§ Goal
Would you transcribe the listing that follows, character for character, and omit its images?

§ Data listing
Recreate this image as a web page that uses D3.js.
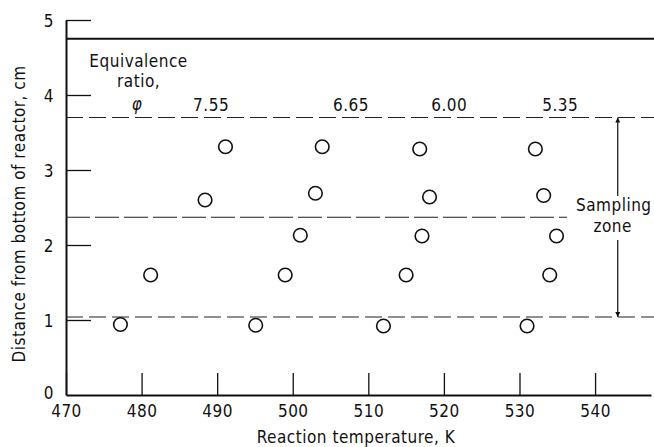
<!DOCTYPE html>
<html>
<head>
<meta charset="utf-8">
<script src="https://cdn.jsdelivr.net/npm/d3@7"></script>
<style>
  body { margin: 0; background: #fff; }
  text { font-family: "DejaVu Sans Condensed", "Liberation Sans", sans-serif; font-size: 17px; letter-spacing: 0.5px; fill: #111; }
</style>
</head>
<body>
<div class="chart"></div>
<script>
// equivalence ratio groups and measured points (temperature K, height cm)
const ratios = ["7.55", "6.65", "6.00", "5.35"];
const ratioLabelX = [489.2, 507.7, 520.7, 535.4];
const temps = [
  [477.2, 481.2, 488.4, 491.1],
  [495.1, 499.0, 501.0, 503.0, 503.9],
  [512.0, 515.0, 517.1, 518.1, 516.8],
  [531.0, 534.0, 534.9, 533.2, 532.1]
];
const heights = [
  [0.94, 1.60, 2.60, 3.31],
  [0.93, 1.60, 2.13, 2.69, 3.31],
  [0.92, 1.60, 2.12, 2.64, 3.28],
  [0.92, 1.60, 2.12, 2.66, 3.28]
];
const xTicks = [470, 480, 490, 500, 510, 520, 530, 540];
const yTicks = [0, 1, 2, 3, 4, 5];
const reactorTop = 4.75;
const zoneTop = 3.7, zoneMid = 2.37, zoneBottom = 1.04;

const width = 654, height = 447;
const svg = d3.select(".chart").append("svg")
    .attr("width", width)
    .attr("height", height);

const x = d3.scaleLinear().domain([470, 547.4]).range([66, 651]);
const y = d3.scaleLinear().domain([0, 5]).range([395, 20]);

// axes, ticks pointing inward
const xAxis = svg.append("g")
    .attr("transform", `translate(0, ${y(0)})`)
    .call(d3.axisBottom(x).tickValues(xTicks).tickFormat(d3.format("d"))
      .tickSizeInner(-22).tickSizeOuter(0).tickPadding(10));
const yAxis = svg.append("g")
    .attr("transform", `translate(${x(470)}, 0)`)
    .call(d3.axisLeft(y).tickValues(yTicks).tickFormat(d3.format("d"))
      .tickSizeInner(-25).tickSizeOuter(0).tickPadding(12));

[xAxis, yAxis].forEach(a => {
  a.select(".domain").attr("stroke", "#111").attr("stroke-width", 2);
  a.selectAll(".tick line").attr("stroke", "#111").attr("stroke-width", 1.3);
  a.selectAll(".tick text").attr("font-size", null).attr("font-family", null).attr("fill", "#111");
});
yAxis.select(".tick line").attr("stroke-width", 0);
yAxis.selectAll(".tick text").attr("dy", (d) => d === 0 ? "0.2em" : "0.4em");

// reactor top and sampling zone lines
svg.append("line")
    .attr("x1", x(470)).attr("x2", width)
    .attr("y1", y(reactorTop)).attr("y2", y(reactorTop))
    .attr("stroke", "#111").attr("stroke-width", 2);

[zoneTop, zoneBottom].forEach(v => {
  svg.append("line")
      .attr("x1", x(470)).attr("x2", width)
      .attr("y1", y(v)).attr("y2", y(v))
      .attr("stroke", "#222").attr("stroke-width", 1.2)
      .attr("stroke-dasharray", "17,6");
});
svg.append("line")
    .attr("x1", x(470)).attr("x2", x(536.3))
    .attr("y1", y(zoneMid)).attr("y2", y(zoneMid))
    .attr("stroke", "#222").attr("stroke-width", 1.2)
    .attr("stroke-dasharray", "24,5");

// sampling zone double arrow
svg.append("defs").append("marker")
    .attr("id", "head")
    .attr("viewBox", "0 0 10 10")
    .attr("refX", 10).attr("refY", 5)
    .attr("markerWidth", 5).attr("markerHeight", 9)
    .attr("markerUnits", "userSpaceOnUse")
    .attr("orient", "auto")
  .append("path")
    .attr("d", "M0,0L10,5L0,10z")
    .attr("fill", "#111");

const ax = x(543.0);
svg.append("line")
    .attr("x1", ax).attr("x2", ax)
    .attr("y1", 196).attr("y2", y(zoneTop))
    .attr("stroke", "#111").attr("stroke-width", 1.2)
    .attr("marker-end", "url(#head)");
svg.append("line")
    .attr("x1", ax).attr("x2", ax)
    .attr("y1", 240).attr("y2", y(zoneBottom))
    .attr("stroke", "#111").attr("stroke-width", 1.2)
    .attr("marker-end", "url(#head)");
svg.append("text").attr("x", ax - 4).attr("y", 211)
    .attr("text-anchor", "middle").text("Sampling");
svg.append("text").attr("x", ax - 5).attr("y", 232)
    .attr("text-anchor", "middle").text("zone");

// points
const pts = temps.flatMap((row, i) => row.map((t, j) => ({t, h: heights[i][j]})));
svg.selectAll("circle.pt")
  .data(pts)
  .enter()
  .append("circle")
    .attr("class", "pt")
    .attr("cx", d => x(d.t))
    .attr("cy", d => y(d.h))
    .attr("r", 6.8)
    .attr("fill", "none")
    .attr("stroke", "#111")
    .attr("stroke-width", 1.6);

// legend-ish labels
svg.append("text").attr("x", x(479.6)).attr("y", 67)
    .attr("text-anchor", "middle").text("Equivalence");
svg.append("text").attr("x", x(479.6)).attr("y", 87)
    .attr("text-anchor", "middle").text("ratio,");
svg.append("text").attr("x", x(479.4)).attr("y", 110)
    .attr("text-anchor", "middle").attr("font-style", "italic").text("φ");
svg.selectAll("text.ratio")
  .data(ratios)
  .enter()
  .append("text")
    .attr("class", "ratio")
    .attr("x", (d, i) => x(ratioLabelX[i]))
    .attr("y", 111)
    .attr("text-anchor", "middle")
    .text(d => d);

// axis titles
svg.append("text")
    .attr("x", 356).attr("y", 443)
    .attr("text-anchor", "middle")
    .text("Reaction temperature, K");
svg.append("text")
    .attr("transform", `translate(25, 214) rotate(-90)`)
    .attr("text-anchor", "middle")
    .text("Distance from bottom of reactor, cm");
</script>
</body>
</html>
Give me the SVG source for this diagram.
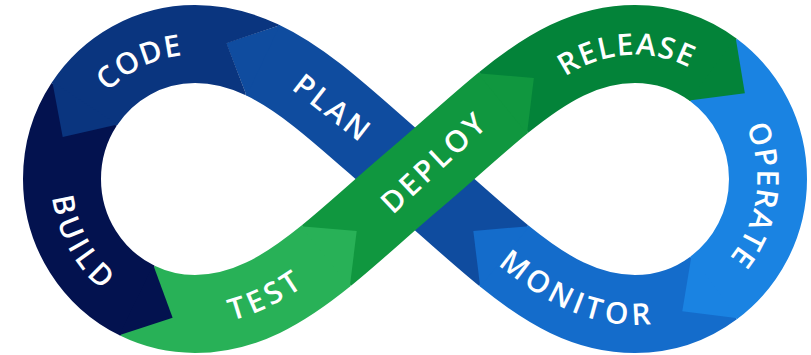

§ Written answer
Recreate this image as a web page that uses D3.js.
<!DOCTYPE html>
<html>
<head>
<meta charset="utf-8">
<script src="https://cdn.jsdelivr.net/npm/d3@7"></script>
<style>
  body { margin: 0; background: #fff; }
  text { font-family: "DejaVu Sans Condensed", "Liberation Sans", sans-serif; font-size: 17px; letter-spacing: 0.5px; fill: #111; }
</style>
</head>
<body>
<div class="chart"></div>
<script>
// equivalence ratio groups and measured points (temperature K, height cm)
const ratios = ["7.55", "6.65", "6.00", "5.35"];
const ratioLabelX = [489.2, 507.7, 520.7, 535.4];
const temps = [
  [477.2, 481.2, 488.4, 491.1],
  [495.1, 499.0, 501.0, 503.0, 503.9],
  [512.0, 515.0, 517.1, 518.1, 516.8],
  [531.0, 534.0, 534.9, 533.2, 532.1]
];
const heights = [
  [0.94, 1.60, 2.60, 3.31],
  [0.93, 1.60, 2.13, 2.69, 3.31],
  [0.92, 1.60, 2.12, 2.64, 3.28],
  [0.92, 1.60, 2.12, 2.66, 3.28]
];
const xTicks = [470, 480, 490, 500, 510, 520, 530, 540];
const yTicks = [0, 1, 2, 3, 4, 5];
const reactorTop = 4.75;
const zoneTop = 3.7, zoneMid = 2.37, zoneBottom = 1.04;

const width = 654, height = 447;
const svg = d3.select(".chart").append("svg")
    .attr("width", width)
    .attr("height", height);

const x = d3.scaleLinear().domain([470, 547.4]).range([66, 651]);
const y = d3.scaleLinear().domain([0, 5]).range([395, 20]);

// axes, ticks pointing inward
const xAxis = svg.append("g")
    .attr("transform", `translate(0, ${y(0)})`)
    .call(d3.axisBottom(x).tickValues(xTicks).tickFormat(d3.format("d"))
      .tickSizeInner(-22).tickSizeOuter(0).tickPadding(10));
const yAxis = svg.append("g")
    .attr("transform", `translate(${x(470)}, 0)`)
    .call(d3.axisLeft(y).tickValues(yTicks).tickFormat(d3.format("d"))
      .tickSizeInner(-25).tickSizeOuter(0).tickPadding(12));

[xAxis, yAxis].forEach(a => {
  a.select(".domain").attr("stroke", "#111").attr("stroke-width", 2);
  a.selectAll(".tick line").attr("stroke", "#111").attr("stroke-width", 1.3);
  a.selectAll(".tick text").attr("font-size", null).attr("font-family", null).attr("fill", "#111");
});
yAxis.select(".tick line").attr("stroke-width", 0);
yAxis.selectAll(".tick text").attr("dy", (d) => d === 0 ? "0.2em" : "0.4em");

// reactor top and sampling zone lines
svg.append("line")
    .attr("x1", x(470)).attr("x2", width)
    .attr("y1", y(reactorTop)).attr("y2", y(reactorTop))
    .attr("stroke", "#111").attr("stroke-width", 2);

[zoneTop, zoneBottom].forEach(v => {
  svg.append("line")
      .attr("x1", x(470)).attr("x2", width)
      .attr("y1", y(v)).attr("y2", y(v))
      .attr("stroke", "#222").attr("stroke-width", 1.2)
      .attr("stroke-dasharray", "17,6");
});
svg.append("line")
    .attr("x1", x(470)).attr("x2", x(536.3))
    .attr("y1", y(zoneMid)).attr("y2", y(zoneMid))
    .attr("stroke", "#222").attr("stroke-width", 1.2)
    .attr("stroke-dasharray", "24,5");

// sampling zone double arrow
svg.append("defs").append("marker")
    .attr("id", "head")
    .attr("viewBox", "0 0 10 10")
    .attr("refX", 10).attr("refY", 5)
    .attr("markerWidth", 5).attr("markerHeight", 9)
    .attr("markerUnits", "userSpaceOnUse")
    .attr("orient", "auto")
  .append("path")
    .attr("d", "M0,0L10,5L0,10z")
    .attr("fill", "#111");

const ax = x(543.0);
svg.append("line")
    .attr("x1", ax).attr("x2", ax)
    .attr("y1", 196).attr("y2", y(zoneTop))
    .attr("stroke", "#111").attr("stroke-width", 1.2)
    .attr("marker-end", "url(#head)");
svg.append("line")
    .attr("x1", ax).attr("x2", ax)
    .attr("y1", 240).attr("y2", y(zoneBottom))
    .attr("stroke", "#111").attr("stroke-width", 1.2)
    .attr("marker-end", "url(#head)");
svg.append("text").attr("x", ax - 4).attr("y", 211)
    .attr("text-anchor", "middle").text("Sampling");
svg.append("text").attr("x", ax - 5).attr("y", 232)
    .attr("text-anchor", "middle").text("zone");

// points
const pts = temps.flatMap((row, i) => row.map((t, j) => ({t, h: heights[i][j]})));
svg.selectAll("circle.pt")
  .data(pts)
  .enter()
  .append("circle")
    .attr("class", "pt")
    .attr("cx", d => x(d.t))
    .attr("cy", d => y(d.h))
    .attr("r", 6.8)
    .attr("fill", "none")
    .attr("stroke", "#111")
    .attr("stroke-width", 1.6);

// legend-ish labels
svg.append("text").attr("x", x(479.6)).attr("y", 67)
    .attr("text-anchor", "middle").text("Equivalence");
svg.append("text").attr("x", x(479.6)).attr("y", 87)
    .attr("text-anchor", "middle").text("ratio,");
svg.append("text").attr("x", x(479.4)).attr("y", 110)
    .attr("text-anchor", "middle").attr("font-style", "italic").text("φ");
svg.selectAll("text.ratio")
  .data(ratios)
  .enter()
  .append("text")
    .attr("class", "ratio")
    .attr("x", (d, i) => x(ratioLabelX[i]))
    .attr("y", 111)
    .attr("text-anchor", "middle")
    .text(d => d);

// axis titles
svg.append("text")
    .attr("x", 356).attr("y", 443)
    .attr("text-anchor", "middle")
    .text("Reaction temperature, K");
svg.append("text")
    .attr("transform", `translate(25, 214) rotate(-90)`)
    .attr("text-anchor", "middle")
    .text("Distance from bottom of reactor, cm");
</script>
</body>
</html>
Give me the SVG source for this diagram.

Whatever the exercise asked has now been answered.